━━━ Source excerpt
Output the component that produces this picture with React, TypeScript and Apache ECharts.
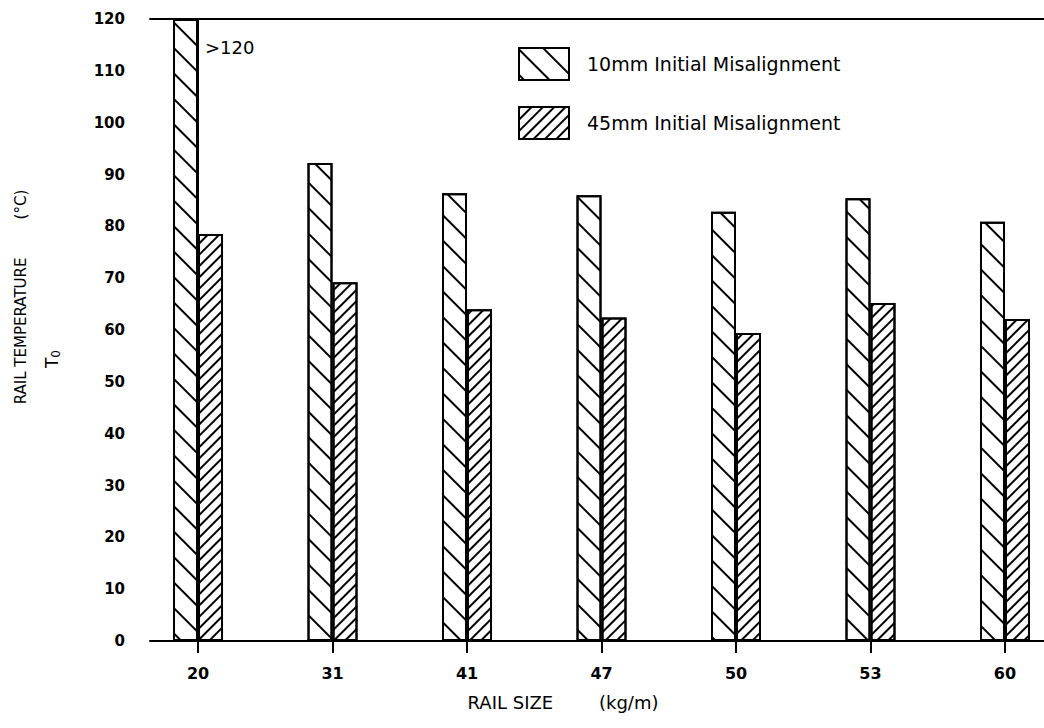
import React, { useEffect, useRef } from "react";
import * as echarts from "echarts";

const categories = ["20", "31", "41", "47", "50", "53", "60"];
const misalign10mm = [120, 92.2, 86.4, 86.0, 82.8, 85.4, 80.9];
const misalign45mm = [78.5, 69.2, 64.0, 62.4, 59.4, 65.2, 62.1];
const seriesNames = ["10mm Initial Misalignment", "45mm Initial Misalignment"];
const yTicks = { min: 0, max: 120, interval: 10 };
const positions = categories.map((_, i) => i);

const FONT = "'DejaVu Sans', 'Liberation Sans', sans-serif";

export default function App() {
  const ref = useRef<HTMLDivElement>(null);
  useEffect(() => {
    if (!ref.current) return;
    const chart = echarts.init(ref.current, null, { renderer: "svg" });
    const axisLine = { show: true, lineStyle: { color: "#000", width: 2 } };
    chart.setOption({
      animation: false,
      backgroundColor: "#fff",
      textStyle: { fontFamily: FONT, color: "#000" },
      grid: { left: 150, top: 19, right: 0, bottom: 87, containLabel: false },
      legend: {
        orient: "vertical",
        left: 518,
        top: 47,
        padding: 0,
        itemWidth: 50,
        itemHeight: 32,
        itemGap: 25,
        icon: "rect",
        textStyle: { fontSize: 19, color: "#000", fontFamily: FONT, padding: [0, 0, 0, 13] },
        itemStyle: { borderColor: "#000", borderWidth: 2 },
        data: seriesNames,
      },
      xAxis: [
        {
          type: "value",
          min: -0.357,
          max: 6.29,
          axisLine,
          splitLine: { show: false },
          axisTick: { show: true, customValues: positions, length: 12, lineStyle: { color: "#000", width: 2 } },
          axisLabel: {
            customValues: positions,
            formatter: (v: number) => categories[Math.round(v)] ?? "",
            color: "#000",
            fontSize: 16,
            fontWeight: "bold",
            margin: 24,
            fontFamily: FONT,
          },
          name: "RAIL SIZE        (kg/m)",
          nameLocation: "middle",
          nameGap: 52,
          nameTextStyle: { fontSize: 18, color: "#000", fontFamily: FONT, padding: [0, 68, 0, 0] },
        },
        {
          type: "value",
          position: "top",
          min: -0.357,
          max: 6.29,
          axisLine,
          axisTick: { show: false },
          axisLabel: { show: false },
          splitLine: { show: false },
        },
      ],
      yAxis: {
        type: "value",
        min: yTicks.min,
        max: yTicks.max,
        interval: yTicks.interval,
        axisLine,
        splitLine: { show: false },
        axisTick: { show: true, length: 14, lineStyle: { color: "#000", width: 2 } },
        axisLabel: { color: "#000", fontSize: 15, fontWeight: "bold", margin: 25, fontFamily: FONT },
      },
      graphic: [
        {
          type: "text",
          x: 21,
          y: 297,
          rotation: Math.PI / 2,
          style: {
            text: "RAIL TEMPERATURE        (°C)",
            fontSize: 15,
            fontFamily: FONT,
            fill: "#000",
            align: "center",
            verticalAlign: "middle",
          },
        },
        {
          type: "text",
          x: 52,
          y: 359,
          rotation: Math.PI / 2,
          style: {
            text: "{t|T}{s|0}",
            align: "center",
            verticalAlign: "middle",
            rich: {
              t: { fontSize: 17, fontFamily: FONT, fill: "#000" },
              s: { fontSize: 12, fontFamily: FONT, fill: "#000", padding: [8, 0, 0, 0] },
            },
          },
        },
      ],
      series: [
        {
          name: seriesNames[0],
          type: "bar",
          barWidth: 25,
          barGap: "0%",
          itemStyle: {
            color: "#fff",
            borderColor: "#000",
            borderWidth: 2,
            decal: {
              symbol: "rect",
              symbolSize: 1,
              color: "#000",
              dashArrayX: [1, 0],
              dashArrayY: [2, 16],
              rotation: Math.PI / 4,
            },
          },
          data: misalign10mm.map((v, i) =>
            i === 0
              ? {
                  value: [positions[i], v],
                  label: {
                    show: true,
                    formatter: ">120",
                    position: [32, 28],
                    align: "left",
                    verticalAlign: "middle",
                    fontSize: 18,
                    color: "#000",
                    fontFamily: FONT,
                  },
                }
              : [positions[i], v]
          ),
        },
        {
          name: seriesNames[1],
          type: "bar",
          barWidth: 25,
          barGap: "0%",
          itemStyle: {
            color: "#fff",
            borderColor: "#000",
            borderWidth: 2,
            decal: {
              symbol: "rect",
              symbolSize: 1,
              color: "#000",
              dashArrayX: [1, 0],
              dashArrayY: [2, 6],
              rotation: -Math.PI / 4,
            },
          },
          data: misalign45mm.map((v, i) => [positions[i], v]),
        },
      ],
    });
    return () => chart.dispose();
  }, []);
  return (
    <div
      ref={ref}
      style={{ position: "absolute", left: 0, top: 0, width: 1044, height: 728 }}
    />
  );
}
━━━━━━
Task statement =>
Up to and including the line containing "import * as", repeat every line from the start of the data, but none of the pictures.

Correct response =>
Output the component that produces this picture with React, TypeScript and Apache ECharts.
import React, { useEffect, useRef } from "react";
import * as echarts from "echarts";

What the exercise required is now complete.